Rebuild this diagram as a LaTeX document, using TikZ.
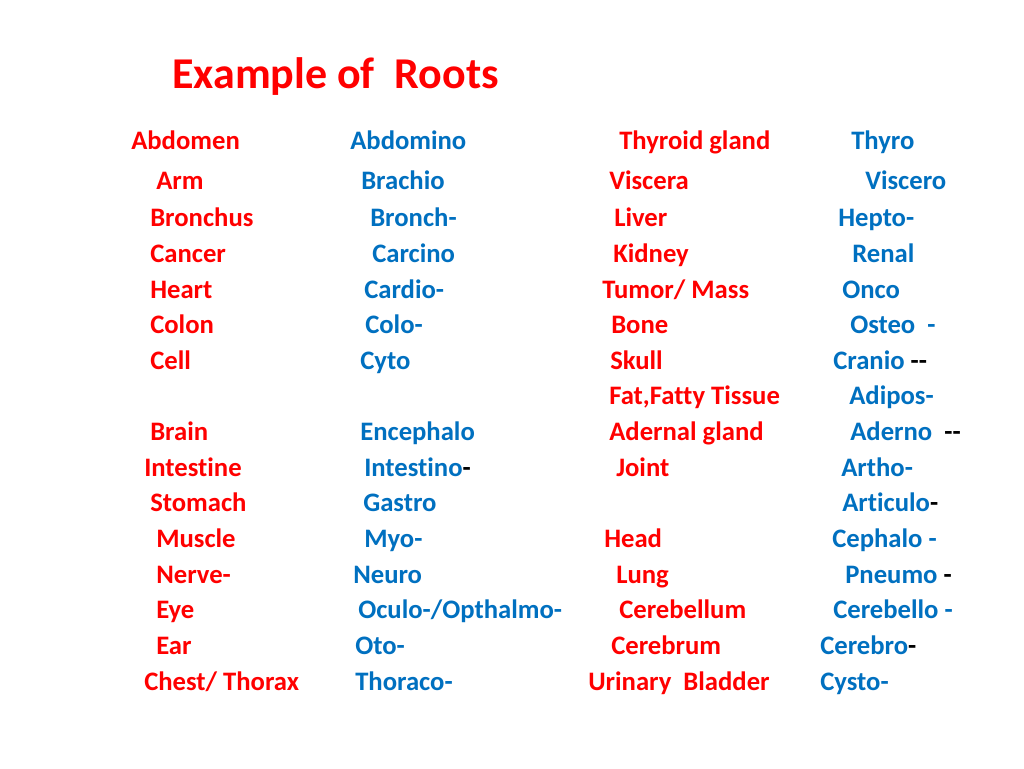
\documentclass[tikz,border=0pt]{standalone}
\usepackage{fontspec}
\setmainfont[Ligatures={NoCommon}]{Carlito}
\usetikzlibrary{positioning}
\definecolor{rootred}{RGB}{255,0,0}
\definecolor{rootblue}{RGB}{0,112,192}
\tikzset{
  word/.style={anchor=west, inner sep=0pt, font=\bfseries\fontsize{20}{22}\selectfont, text height=1.5ex, text depth=.35ex, yshift=-4pt},
  organ/.style={word, text=rootred},
  root/.style={word, text=rootblue}
}
\begin{document}
\begin{tikzpicture}[x=0.75pt,y=-0.75pt]
\useasboundingbox[fill=white] (0,0) rectangle (1024,768);
\node[organ, font=\bfseries\fontsize{33}{36}\selectfont] (title) at (172,80) {Example of\ \ Roots};
% left half
\foreach \o/\ox/\r/\rx/\y [count=\i] in {
  Abdomen/131/Abdomino/350/141, Arm/156/Brachio/361/181,
  Bronchus/150/Bronch-/370/217, Cancer/150/Carcino/372/253,
  Heart/150/Cardio-/364/289, Colon/150/Colo-/365/324,
  Cell/150/Cyto/360/360, Brain/150/Encephalo/360/431,
  Intestine/144/Intestino\textcolor{black}{-}/364/467, Stomach/150/Gastro/363/502,
  Muscle/156/Myo-/364/538, Nerve-/156/Neuro/353/574,
  Eye/156/{Oculo-/Opthalmo-}/358/609, Ear/156/Oto-/355/645,
  {Chest/ Thorax}/144/Thoraco-/355/681}{
  \node[organ] (l\i) at (\ox,\y) {\o};
  \node[root] (lr\i) at (\rx,\y) {\r};
}
% right half
\foreach \o/\ox/\r/\rx/\y [count=\i] in {
  Thyroid gland/619/Thyro/851/141, Viscera/609/Viscero/865/181,
  Liver/614/Hepto-/838/217, Kidney/613/Renal/852/253,
  {Tumor/ Mass}/602/Onco/842/289, Bone/611/Osteo\ \ -/850/324,
  Skull/610/Cranio \textcolor{black}{-{}-}/833/360, {Fat,Fatty Tissue}/609/Adipos-/849/395,
  Adernal gland/609/Aderno\ \ \textcolor{black}{-{}-}/850/431, Joint/616/Artho-/841/467,
  {}/616/Articulo\textcolor{black}{-}/842/502, Head/604/Cephalo -/832/538,
  Lung/616/Pneumo \textcolor{black}{-}/845/574, Cerebellum/619/Cerebello -/833/609,
  Cerebrum/611/Cerebro\textcolor{black}{-}/820/645, Urinary\ \ Bladder/588/Cysto-/820/681}{
  \node[organ] (r\i) at (\ox,\y) {\o};
  \node[root] (rr\i) at (\rx,\y) {\r};
}
\end{tikzpicture}
\end{document}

**SET TASK**. Omit the pictures and output all of the other material exactly.

**RESPONSE**.
Rebuild this diagram as a LaTeX document, using TikZ.
\documentclass[tikz,border=0pt]{standalone}
\usepackage{fontspec}
\setmainfont[Ligatures={NoCommon}]{Carlito}
\usetikzlibrary{positioning}
\definecolor{rootred}{RGB}{255,0,0}
\definecolor{rootblue}{RGB}{0,112,192}
\tikzset{
  word/.style={anchor=west, inner sep=0pt, font=\bfseries\fontsize{20}{22}\selectfont, text height=1.5ex, text depth=.35ex, yshift=-4pt},
  organ/.style={word, text=rootred},
  root/.style={word, text=rootblue}
}
\begin{document}
\begin{tikzpicture}[x=0.75pt,y=-0.75pt]
\useasboundingbox[fill=white] (0,0) rectangle (1024,768);
\node[organ, font=\bfseries\fontsize{33}{36}\selectfont] (title) at (172,80) {Example of\ \ Roots};
% left half
\foreach \o/\ox/\r/\rx/\y [count=\i] in {
  Abdomen/131/Abdomino/350/141, Arm/156/Brachio/361/181,
  Bronchus/150/Bronch-/370/217, Cancer/150/Carcino/372/253,
  Heart/150/Cardio-/364/289, Colon/150/Colo-/365/324,
  Cell/150/Cyto/360/360, Brain/150/Encephalo/360/431,
  Intestine/144/Intestino\textcolor{black}{-}/364/467, Stomach/150/Gastro/363/502,
  Muscle/156/Myo-/364/538, Nerve-/156/Neuro/353/574,
  Eye/156/{Oculo-/Opthalmo-}/358/609, Ear/156/Oto-/355/645,
  {Chest/ Thorax}/144/Thoraco-/355/681}{
  \node[organ] (l\i) at (\ox,\y) {\o};
  \node[root] (lr\i) at (\rx,\y) {\r};
}
% right half
\foreach \o/\ox/\r/\rx/\y [count=\i] in {
  Thyroid gland/619/Thyro/851/141, Viscera/609/Viscero/865/181,
  Liver/614/Hepto-/838/217, Kidney/613/Renal/852/253,
  {Tumor/ Mass}/602/Onco/842/289, Bone/611/Osteo\ \ -/850/324,
  Skull/610/Cranio \textcolor{black}{-{}-}/833/360, {Fat,Fatty Tissue}/609/Adipos-/849/395,
  Adernal gland/609/Aderno\ \ \textcolor{black}{-{}-}/850/431, Joint/616/Artho-/841/467,
  {}/616/Articulo\textcolor{black}{-}/842/502, Head/604/Cephalo -/832/538,
  Lung/616/Pneumo \textcolor{black}{-}/845/574, Cerebellum/619/Cerebello -/833/609,
  Cerebrum/611/Cerebro\textcolor{black}{-}/820/645, Urinary\ \ Bladder/588/Cysto-/820/681}{
  \node[organ] (r\i) at (\ox,\y) {\o};
  \node[root] (rr\i) at (\rx,\y) {\r};
}
\end{tikzpicture}
\end{document}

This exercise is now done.